Second, staff talks to each other all the time (they work in a bullpen like setting) so they are always aware of the issues that are reaching the office, especially if it happens in volumes. Interns report these calls to their managers, especially since they have to ask for instructions on how to deal with them.
Finally, any staff member worth her salt will write a memo to the principal to inform them of such campaigns.
"Sir we're getting all these calls about this sopa thing. They're automatic but there's a lot of them and they're all different. Its starting to tie up our phones."
...is a hell of a lot better than "no mention at all about that entertainment lobbyist's bill I rubber-stamped and then never heard anything about. Must not have been important."
Maybe...except people in congress have private lines which they use to communicate to the people they need/want to talk to. The public lines are only used for constituent and other public calls. So really what you'd be doing is blocking their constituents from calling them.

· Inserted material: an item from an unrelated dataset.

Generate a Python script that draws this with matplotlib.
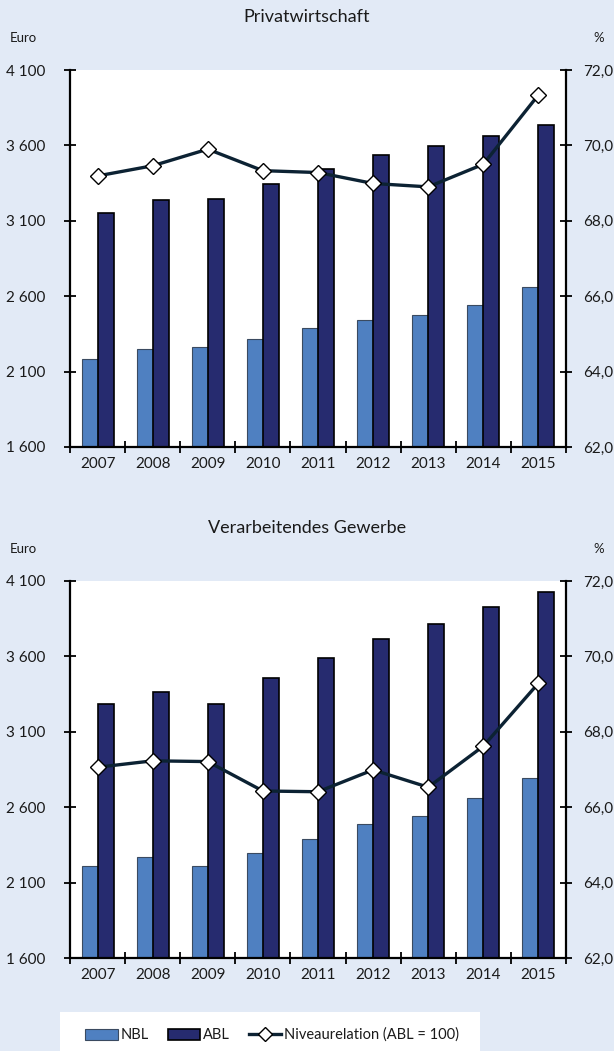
import numpy as np
import matplotlib.pyplot as plt
from matplotlib.patches import Rectangle
from matplotlib.lines import Line2D
from matplotlib.patches import Patch

plt.rcParams['font.family'] = ['Lato', 'DejaVu Sans']

years = ['2007', '2008', '2009', '2010', '2011', '2012', '2013', '2014', '2015']

# Privatwirtschaft (Euro / %)
priv_nbl = [2183, 2248, 2265, 2318, 2386, 2440, 2473, 2541, 2663]
priv_abl = [3153, 3238, 3244, 3346, 3443, 3538, 3594, 3662, 3737]
priv_rel = [69.19, 69.46, 69.90, 69.33, 69.28, 68.99, 68.90, 69.50, 71.34]

# Verarbeitendes Gewerbe (Euro / %)
verg_nbl = [2210, 2268, 2212, 2298, 2387, 2491, 2544, 2659, 2794]
verg_abl = [3286, 3364, 3282, 3455, 3589, 3713, 3817, 3925, 4027]
verg_rel = [67.06, 67.23, 67.21, 66.43, 66.41, 66.99, 66.53, 67.62, 69.29]

left_ticks = [1600, 2100, 2600, 3100, 3600, 4100]
left_labels = ['1 600', '2 100', '2 600', '3 100', '3 600', '4 100']
right_ticks = [62, 64, 66, 68, 70, 72]
right_labels = ['62,0', '64,0', '66,0', '68,0', '70,0', '72,0']

BG = '#e2eaf6'
NBL_COLOR = '#4f80c1'
ABL_COLOR = '#262b6f'
LINE_COLOR = '#0c2233'
TXT = '#1a1a1a'

W, H = 614, 1051
fig = plt.figure(figsize=(W / 100, H / 100), dpi=100, facecolor=BG)


def panel(top_px, title, nbl, abl, rel):
    ax = fig.add_axes([70 / W, 1 - (top_px + 377) / H, 496 / W, 377 / H])
    ax.set_facecolor('white')
    x = np.arange(len(years))
    bw = 0.29
    ax.bar(x - bw / 2, np.array(nbl) - 1600, bw, bottom=1600, color=NBL_COLOR,
           edgecolor='#3a4a60', linewidth=0.8, zorder=2)
    ax.bar(x + bw / 2, np.array(abl) - 1600, bw, bottom=1600, color=ABL_COLOR,
           edgecolor='black', linewidth=1.2, zorder=2)
    ax.set_xlim(-0.5, len(years) - 0.5)
    ax.set_ylim(1600, 4100)
    ax.set_yticks(left_ticks)
    ax.set_yticklabels(left_labels)
    ax.set_xticks(np.arange(-0.5, len(years)), minor=False)
    ax.set_xticklabels([])
    ax.set_xticks(x, minor=True)
    ax.set_xticklabels(years, minor=True)
    ax.tick_params(axis='x', which='major', direction='inout', length=9, width=1.3)
    ax.tick_params(axis='x', which='minor', length=0, pad=7, labelsize=11, labelcolor=TXT)
    ax.tick_params(axis='y', direction='inout', length=9, width=1.3, pad=13,
                   labelsize=11, labelcolor=TXT)
    ax.spines['top'].set_visible(False)
    ax.spines['right'].set_visible(False)
    for s in ['left', 'bottom']:
        ax.spines[s].set_linewidth(1.6)

    ax2 = ax.twinx()
    ax2.plot(x, rel, color=LINE_COLOR, linewidth=2.4, marker='D', markersize=8,
             markerfacecolor='white', markeredgecolor='black', markeredgewidth=1.0,
             zorder=3)
    ax2.set_ylim(62, 72)
    ax2.set_yticks(right_ticks)
    ax2.set_yticklabels(right_labels)
    ax2.tick_params(axis='y', direction='inout', length=9, width=1.3, pad=8,
                    labelsize=11, labelcolor=TXT)
    ax2.spines['top'].set_visible(False)
    ax2.spines['left'].set_visible(False)
    ax2.spines['bottom'].set_visible(False)
    ax2.spines['right'].set_linewidth(1.6)
    ax2.set_xlim(-0.5, len(years) - 0.5)

    fig.text(307 / W, 1 - (top_px - 53) / H, title, ha='center', va='center',
             fontsize=13, color=TXT)
    fig.text(10 / W, 1 - (top_px - 32) / H, 'Euro', ha='left', va='center',
             fontsize=9.5, color=TXT)
    fig.text(604 / W, 1 - (top_px - 32) / H, '%', ha='right', va='center',
             fontsize=9.5, color=TXT)


panel(70, 'Privatwirtschaft', priv_nbl, priv_abl, priv_rel)
panel(581, 'Verarbeitendes Gewerbe', verg_nbl, verg_abl, verg_rel)

# legend box
fig.patches.append(Rectangle((60 / W, 0), 420 / W, 39 / H, transform=fig.transFigure,
                             facecolor='white', edgecolor='none', zorder=0))
handles = [
    Patch(facecolor=NBL_COLOR, edgecolor='#3a4a60', linewidth=0.8),
    Patch(facecolor=ABL_COLOR, edgecolor='black', linewidth=1.2),
    Line2D([], [], color=LINE_COLOR, linewidth=2.4, marker='D', markersize=7,
           markerfacecolor='white', markeredgecolor='black', markeredgewidth=1.0),
]
fig.legend(handles, ['NBL', 'ABL', 'Niveaurelation (ABL = 100)'], ncol=3,
           loc='center', bbox_to_anchor=(272 / W, 1 - 1035 / H), frameon=False,
           fontsize=10.5, handlelength=2.2, handleheight=0.8, handletextpad=0.2,
           columnspacing=1.3, labelcolor=TXT)

fig.savefig('out.png', dpi=100, facecolor=BG)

So the congressperson isn't losing any calls they needed to take and the only person being punished is their secretary. In the worse case scenario that congressperson could have a bunch of constituents who object to SOPA and you'd be blocking those calls with your own (which the congressman couldn't care less about if you aren't in their district)
That sounds great for the telemarketing and political system, to me! I tire of calls about my political stances on random issues... as well as telemarketing calls.
I believe many of these staffers keep tallies of calls and their topics, so it could still have some impact. Making the calls unique is definitely a good way to keep them from being ignored.
I was thinking the same thing. If it's as effective as their robocalls to me are, then they will have zero impact.
On the other hand, at the very least, it will give them a sense of the volume of those willing to do something like this in opposition to SOPA, even if they don't listen to it completely.
"SOPA isn't the only target of Reverse Robocall, and it's not an issue that the site specifically takes a stand on. In an interview with Ars, Dakin said that the site is a non-partisan, for-profit effort aimed at providing a service for advocacy groups, in the same vein as the petition site Change.org. But the service, launched in beta just before Thanksgiving, is also an outgrowth of Dakin and Titus' work as privacy advocates to work against robocalls by politicians, he said."
Why not take a stand on it, rather then just worrying about your bottom line.
I really hope an idea like this will make an impact. But I have a hard time thinking the politicians won't simply ignore the robocalls like we do and then think it still makes sense to robocall us.
I'm not saying it's an effective method, but to be fair, if the politicians are going to ignore it they (or one of their minions) will at least have to confront that decision.
Legislators are already not paying attention to email, because so much of it is automated. At best, some legislators tally email, many of them don't pay attention to it at all.
Automating phone calls is an inevitable continuation. Right now, phone calls have _some_ impact. Unfortunately, technology will make calling less effective.
On one end we have software, on the other we have the poor Congressional staffers who have to pick up the phone every time it rings. Eventually the staff will become numb to phone calls, stop paying attention, and turn to people sitting in their offices for guidance (lobbyists, who get paid to be there, or, less likely, people like you and me who find the time to actually go and talk to them.)
We have a disconnect between taking the smallest step (sending an email, calling) and the next one, physically going somewhere. This is why we -- we the tech industry, in partnership with visionaries from the non-profit space -- have to reinvent activism. To make the transition from the online to the offline world smoother. And to make the time spent online more meaningful.
Increasingly, people look online first. The dozens of petition sites -- Change.org is a full social network type of deal -- are making it easy to confuse "doing something" with "doing something effective."